**What to work on**
Below are the records; collect from them each line containing the string "page".

**Recorded information**

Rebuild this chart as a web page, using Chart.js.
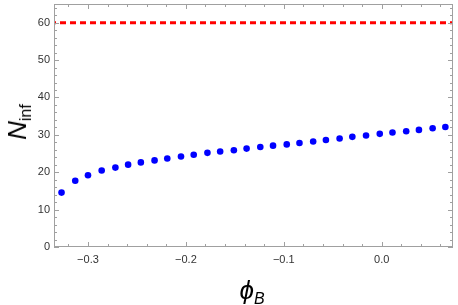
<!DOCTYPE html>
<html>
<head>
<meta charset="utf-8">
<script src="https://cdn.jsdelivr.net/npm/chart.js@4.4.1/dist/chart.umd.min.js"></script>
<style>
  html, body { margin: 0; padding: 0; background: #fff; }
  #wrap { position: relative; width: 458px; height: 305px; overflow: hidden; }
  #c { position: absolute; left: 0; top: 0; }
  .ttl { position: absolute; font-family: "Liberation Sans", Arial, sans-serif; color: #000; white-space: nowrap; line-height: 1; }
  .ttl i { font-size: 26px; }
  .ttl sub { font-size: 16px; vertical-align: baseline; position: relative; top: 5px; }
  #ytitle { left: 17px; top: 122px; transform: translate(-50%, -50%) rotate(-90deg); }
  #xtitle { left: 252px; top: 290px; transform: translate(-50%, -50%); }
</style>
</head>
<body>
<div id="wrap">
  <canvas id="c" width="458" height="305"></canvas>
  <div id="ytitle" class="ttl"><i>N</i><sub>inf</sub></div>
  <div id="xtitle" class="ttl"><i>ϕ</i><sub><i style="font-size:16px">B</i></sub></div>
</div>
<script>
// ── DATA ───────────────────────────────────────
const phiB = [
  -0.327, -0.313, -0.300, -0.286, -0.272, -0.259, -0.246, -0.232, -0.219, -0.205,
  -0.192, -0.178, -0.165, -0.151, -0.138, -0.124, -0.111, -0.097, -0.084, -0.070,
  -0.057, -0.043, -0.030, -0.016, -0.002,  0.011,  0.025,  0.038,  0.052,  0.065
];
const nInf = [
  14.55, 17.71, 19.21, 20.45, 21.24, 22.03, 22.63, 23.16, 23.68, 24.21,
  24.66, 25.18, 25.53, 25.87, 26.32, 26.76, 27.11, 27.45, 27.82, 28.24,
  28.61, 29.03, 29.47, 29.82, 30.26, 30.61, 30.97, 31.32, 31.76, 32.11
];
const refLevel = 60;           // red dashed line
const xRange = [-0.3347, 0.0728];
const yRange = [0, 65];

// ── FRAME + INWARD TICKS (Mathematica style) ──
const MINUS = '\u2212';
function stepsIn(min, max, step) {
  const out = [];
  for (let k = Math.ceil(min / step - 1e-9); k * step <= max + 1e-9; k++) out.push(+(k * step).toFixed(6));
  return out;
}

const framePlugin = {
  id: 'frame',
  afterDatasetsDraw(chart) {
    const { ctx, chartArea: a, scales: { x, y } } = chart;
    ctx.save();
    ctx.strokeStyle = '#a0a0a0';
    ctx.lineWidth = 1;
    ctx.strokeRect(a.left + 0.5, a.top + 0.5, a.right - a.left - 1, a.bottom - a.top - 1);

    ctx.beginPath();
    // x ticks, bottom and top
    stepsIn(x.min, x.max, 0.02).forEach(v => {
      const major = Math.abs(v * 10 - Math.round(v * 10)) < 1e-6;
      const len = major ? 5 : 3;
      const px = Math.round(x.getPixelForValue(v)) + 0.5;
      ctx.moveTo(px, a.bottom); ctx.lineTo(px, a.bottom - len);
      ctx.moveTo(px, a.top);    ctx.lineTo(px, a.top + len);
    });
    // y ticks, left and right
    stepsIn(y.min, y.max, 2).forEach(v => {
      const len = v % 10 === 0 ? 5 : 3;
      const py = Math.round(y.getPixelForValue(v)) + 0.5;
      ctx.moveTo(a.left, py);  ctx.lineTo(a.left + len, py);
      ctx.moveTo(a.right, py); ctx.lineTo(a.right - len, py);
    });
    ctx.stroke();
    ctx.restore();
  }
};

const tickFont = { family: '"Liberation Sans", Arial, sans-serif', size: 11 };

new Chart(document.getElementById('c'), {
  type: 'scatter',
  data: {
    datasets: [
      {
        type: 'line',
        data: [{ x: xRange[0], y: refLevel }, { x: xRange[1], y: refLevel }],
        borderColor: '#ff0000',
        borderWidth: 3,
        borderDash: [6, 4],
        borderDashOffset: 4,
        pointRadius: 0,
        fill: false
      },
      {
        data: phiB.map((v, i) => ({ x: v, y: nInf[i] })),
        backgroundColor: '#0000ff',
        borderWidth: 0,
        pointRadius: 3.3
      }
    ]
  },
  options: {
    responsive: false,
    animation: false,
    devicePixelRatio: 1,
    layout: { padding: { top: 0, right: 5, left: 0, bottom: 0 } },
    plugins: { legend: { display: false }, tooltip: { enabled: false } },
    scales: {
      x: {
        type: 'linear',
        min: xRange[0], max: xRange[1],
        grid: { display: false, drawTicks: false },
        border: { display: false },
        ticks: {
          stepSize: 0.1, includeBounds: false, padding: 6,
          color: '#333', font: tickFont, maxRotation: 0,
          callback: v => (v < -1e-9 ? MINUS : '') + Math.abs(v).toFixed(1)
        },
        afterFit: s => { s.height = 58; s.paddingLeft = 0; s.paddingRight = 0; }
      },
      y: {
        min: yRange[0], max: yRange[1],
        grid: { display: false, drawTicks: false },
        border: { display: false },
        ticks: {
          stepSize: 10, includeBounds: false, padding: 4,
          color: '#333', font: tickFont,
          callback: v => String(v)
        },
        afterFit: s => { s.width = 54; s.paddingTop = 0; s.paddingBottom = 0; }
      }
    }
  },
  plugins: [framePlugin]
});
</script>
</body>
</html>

* * *

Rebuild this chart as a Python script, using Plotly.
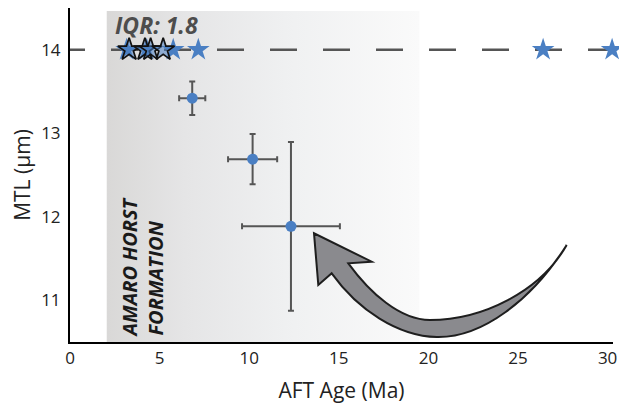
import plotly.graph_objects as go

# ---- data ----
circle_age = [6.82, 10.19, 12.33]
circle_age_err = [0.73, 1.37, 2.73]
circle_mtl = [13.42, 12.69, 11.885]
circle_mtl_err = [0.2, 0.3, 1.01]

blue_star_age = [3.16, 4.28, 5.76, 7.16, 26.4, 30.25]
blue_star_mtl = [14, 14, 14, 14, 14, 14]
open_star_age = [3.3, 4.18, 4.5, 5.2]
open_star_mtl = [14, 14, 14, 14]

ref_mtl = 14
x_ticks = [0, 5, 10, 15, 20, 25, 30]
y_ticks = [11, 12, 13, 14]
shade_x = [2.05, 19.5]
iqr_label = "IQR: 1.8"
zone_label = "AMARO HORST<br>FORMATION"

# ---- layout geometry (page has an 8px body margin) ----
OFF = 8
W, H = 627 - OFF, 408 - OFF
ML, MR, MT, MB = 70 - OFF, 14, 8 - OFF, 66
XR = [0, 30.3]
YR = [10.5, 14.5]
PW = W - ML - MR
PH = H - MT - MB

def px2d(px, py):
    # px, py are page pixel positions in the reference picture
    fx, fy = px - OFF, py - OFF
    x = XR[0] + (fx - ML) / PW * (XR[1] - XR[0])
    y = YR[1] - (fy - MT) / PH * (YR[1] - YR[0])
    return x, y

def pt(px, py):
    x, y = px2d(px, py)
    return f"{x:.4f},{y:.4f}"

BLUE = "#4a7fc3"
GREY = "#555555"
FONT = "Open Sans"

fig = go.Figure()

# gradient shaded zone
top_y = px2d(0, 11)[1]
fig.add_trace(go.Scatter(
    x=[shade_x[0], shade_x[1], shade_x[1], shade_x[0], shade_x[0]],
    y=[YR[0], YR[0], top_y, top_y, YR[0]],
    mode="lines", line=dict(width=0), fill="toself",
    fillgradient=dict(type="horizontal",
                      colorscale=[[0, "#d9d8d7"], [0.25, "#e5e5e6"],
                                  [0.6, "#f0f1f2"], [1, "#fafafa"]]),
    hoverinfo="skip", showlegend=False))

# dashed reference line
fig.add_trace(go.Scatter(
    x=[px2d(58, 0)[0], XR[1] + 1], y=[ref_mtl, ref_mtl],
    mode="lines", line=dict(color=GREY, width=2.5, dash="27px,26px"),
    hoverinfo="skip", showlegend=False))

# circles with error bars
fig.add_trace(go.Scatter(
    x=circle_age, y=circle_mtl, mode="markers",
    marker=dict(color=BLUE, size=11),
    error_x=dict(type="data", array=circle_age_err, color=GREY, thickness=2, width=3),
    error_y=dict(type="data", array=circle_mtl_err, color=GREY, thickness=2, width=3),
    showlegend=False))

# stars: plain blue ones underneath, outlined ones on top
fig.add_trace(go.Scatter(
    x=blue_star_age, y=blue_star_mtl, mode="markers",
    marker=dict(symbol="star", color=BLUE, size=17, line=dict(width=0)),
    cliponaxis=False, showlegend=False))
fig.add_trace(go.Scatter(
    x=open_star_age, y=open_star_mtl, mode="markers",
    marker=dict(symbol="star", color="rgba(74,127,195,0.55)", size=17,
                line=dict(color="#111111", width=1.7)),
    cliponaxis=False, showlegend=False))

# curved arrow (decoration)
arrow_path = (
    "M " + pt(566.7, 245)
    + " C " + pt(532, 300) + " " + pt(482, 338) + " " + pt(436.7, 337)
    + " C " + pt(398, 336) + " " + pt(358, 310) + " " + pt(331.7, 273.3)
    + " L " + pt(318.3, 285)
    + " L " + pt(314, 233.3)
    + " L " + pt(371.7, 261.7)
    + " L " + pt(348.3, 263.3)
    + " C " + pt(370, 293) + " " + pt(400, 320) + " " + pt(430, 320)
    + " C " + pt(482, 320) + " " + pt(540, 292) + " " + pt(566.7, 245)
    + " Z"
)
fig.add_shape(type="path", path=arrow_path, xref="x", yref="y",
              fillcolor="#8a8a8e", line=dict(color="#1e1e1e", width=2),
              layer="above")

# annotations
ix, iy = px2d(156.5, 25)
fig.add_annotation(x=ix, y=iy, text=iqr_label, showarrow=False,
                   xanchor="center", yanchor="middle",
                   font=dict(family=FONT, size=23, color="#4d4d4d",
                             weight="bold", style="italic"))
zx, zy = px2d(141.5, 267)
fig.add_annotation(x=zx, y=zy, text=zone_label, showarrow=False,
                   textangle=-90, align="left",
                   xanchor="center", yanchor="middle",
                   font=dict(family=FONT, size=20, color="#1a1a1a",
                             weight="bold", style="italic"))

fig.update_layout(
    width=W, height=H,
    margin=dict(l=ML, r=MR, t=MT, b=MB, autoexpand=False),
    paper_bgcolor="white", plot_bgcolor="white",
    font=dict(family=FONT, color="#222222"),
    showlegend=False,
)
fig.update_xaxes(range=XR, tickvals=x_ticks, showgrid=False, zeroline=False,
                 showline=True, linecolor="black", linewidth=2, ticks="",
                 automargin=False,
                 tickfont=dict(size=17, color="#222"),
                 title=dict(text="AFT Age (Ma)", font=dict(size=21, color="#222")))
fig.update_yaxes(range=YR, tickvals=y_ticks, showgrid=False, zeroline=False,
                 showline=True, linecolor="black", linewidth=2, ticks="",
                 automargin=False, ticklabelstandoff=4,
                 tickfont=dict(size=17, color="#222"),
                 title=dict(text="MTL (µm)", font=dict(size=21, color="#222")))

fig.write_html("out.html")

**Exercise answer**
Rebuild this chart as a web page, using Chart.js.
# ---- layout geometry (page has an 8px body margin) ----
    # px, py are page pixel positions in the reference picture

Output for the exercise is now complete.